La coscienza è in realtà la controparte del
Dio-Uno, in cui tutto è indifferenziato, dove non c’è distinzione fra giorno e
notte, bene e male, guerra e pace, giusto e ingiusto, vita e morte, ecc. È con
la differenziazione dell’Uno e l’emergere della coscienza che nasce la
distinzione e quindi la lacerazione.
La coscienza resta sempre lacerata e quindi
sofferente. Questo è il destino dell’uomo e la sua gloria.
L’uomo porta sulle sue spalle il peso della
coscienza, e il suo sacrificio consiste nel sopportarne il dolore.
L’Uno resta l’indistinto, l’indifferenziato,
che tende in ogni momento a riportare tutto a sé. Eliminando le differenze.
L’uomo è l’onda consapevole del mare dell’evoluzione.
Egli tenta di placare la Voragine-che-tutto-inghiotte offrendole sacrifici. Ma
può solo dilazionare – perché alla fine sarà sacrificato.
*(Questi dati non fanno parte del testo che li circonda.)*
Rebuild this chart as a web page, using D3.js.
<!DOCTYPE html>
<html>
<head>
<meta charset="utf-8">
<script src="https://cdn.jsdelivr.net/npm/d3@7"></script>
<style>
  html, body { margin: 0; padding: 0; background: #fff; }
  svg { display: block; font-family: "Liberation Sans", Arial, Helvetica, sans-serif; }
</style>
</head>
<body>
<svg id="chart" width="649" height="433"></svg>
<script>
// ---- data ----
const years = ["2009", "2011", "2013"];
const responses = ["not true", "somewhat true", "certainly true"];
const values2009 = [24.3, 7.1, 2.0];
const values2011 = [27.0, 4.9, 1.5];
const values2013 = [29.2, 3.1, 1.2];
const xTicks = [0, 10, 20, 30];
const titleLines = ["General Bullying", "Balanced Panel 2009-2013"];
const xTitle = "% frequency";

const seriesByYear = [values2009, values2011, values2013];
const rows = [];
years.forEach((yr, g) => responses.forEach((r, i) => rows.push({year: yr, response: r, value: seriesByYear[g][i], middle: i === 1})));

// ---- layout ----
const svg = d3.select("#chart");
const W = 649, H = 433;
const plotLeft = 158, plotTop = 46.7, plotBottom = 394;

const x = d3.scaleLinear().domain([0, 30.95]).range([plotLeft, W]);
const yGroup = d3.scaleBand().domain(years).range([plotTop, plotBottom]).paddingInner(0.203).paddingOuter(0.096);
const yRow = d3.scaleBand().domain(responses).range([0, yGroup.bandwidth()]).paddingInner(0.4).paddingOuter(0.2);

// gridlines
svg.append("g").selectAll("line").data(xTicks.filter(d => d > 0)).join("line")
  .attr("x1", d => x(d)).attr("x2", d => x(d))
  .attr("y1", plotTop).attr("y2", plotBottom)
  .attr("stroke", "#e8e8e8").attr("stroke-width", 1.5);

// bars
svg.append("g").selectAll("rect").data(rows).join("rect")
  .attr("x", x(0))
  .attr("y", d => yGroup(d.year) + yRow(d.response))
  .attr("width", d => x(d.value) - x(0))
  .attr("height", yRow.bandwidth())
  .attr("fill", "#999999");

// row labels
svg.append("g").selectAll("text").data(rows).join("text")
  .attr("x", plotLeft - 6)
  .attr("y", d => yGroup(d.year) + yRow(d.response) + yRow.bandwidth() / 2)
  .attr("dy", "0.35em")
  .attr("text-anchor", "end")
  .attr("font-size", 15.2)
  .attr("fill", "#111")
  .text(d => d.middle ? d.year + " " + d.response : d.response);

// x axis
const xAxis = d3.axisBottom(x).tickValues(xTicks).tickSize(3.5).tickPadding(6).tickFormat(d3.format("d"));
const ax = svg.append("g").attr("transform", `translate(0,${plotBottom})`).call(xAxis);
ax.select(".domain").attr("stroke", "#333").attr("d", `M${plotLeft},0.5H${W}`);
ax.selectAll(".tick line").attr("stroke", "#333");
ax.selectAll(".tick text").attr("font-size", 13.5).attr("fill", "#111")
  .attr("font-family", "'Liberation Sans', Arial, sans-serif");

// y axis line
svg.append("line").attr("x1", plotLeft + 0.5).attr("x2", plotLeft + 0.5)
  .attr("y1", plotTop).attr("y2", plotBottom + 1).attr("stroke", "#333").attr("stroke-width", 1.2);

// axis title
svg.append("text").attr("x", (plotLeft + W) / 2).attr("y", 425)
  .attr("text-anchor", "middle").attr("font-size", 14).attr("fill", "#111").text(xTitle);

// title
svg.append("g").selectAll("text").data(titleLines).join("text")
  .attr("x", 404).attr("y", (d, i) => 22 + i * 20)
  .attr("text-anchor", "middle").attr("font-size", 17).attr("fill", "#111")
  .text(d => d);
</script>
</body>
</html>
Anche nel mito cristiano del Figlio divino troviamo
il riconoscimento che “farsi uomo”, che staccarsi dal Padre-Uno, che
differenziarsi, porta con sé una grande dose di sofferenza, inevitabile
d’altronde in un atto di distacco, di abbandono, di differenziazione. La
sofferenza, la passione, il patire, non può non accompagnare chi cerca la
propria autorealizzazione, chi cerca di uscire dal guscio protettivo ma
soffocante del Padre, chi cerca la via dell’individuazione, per staccarsi
dall’indifferenza e dall’indifferenziato, dall’indistinto, dall’anonimo, chi
cerca la propria autonomia.
Il destino dell’uomo è dunque la dolorosa
lacerazione, che prosegue comunque il disegno dell’evoluzione.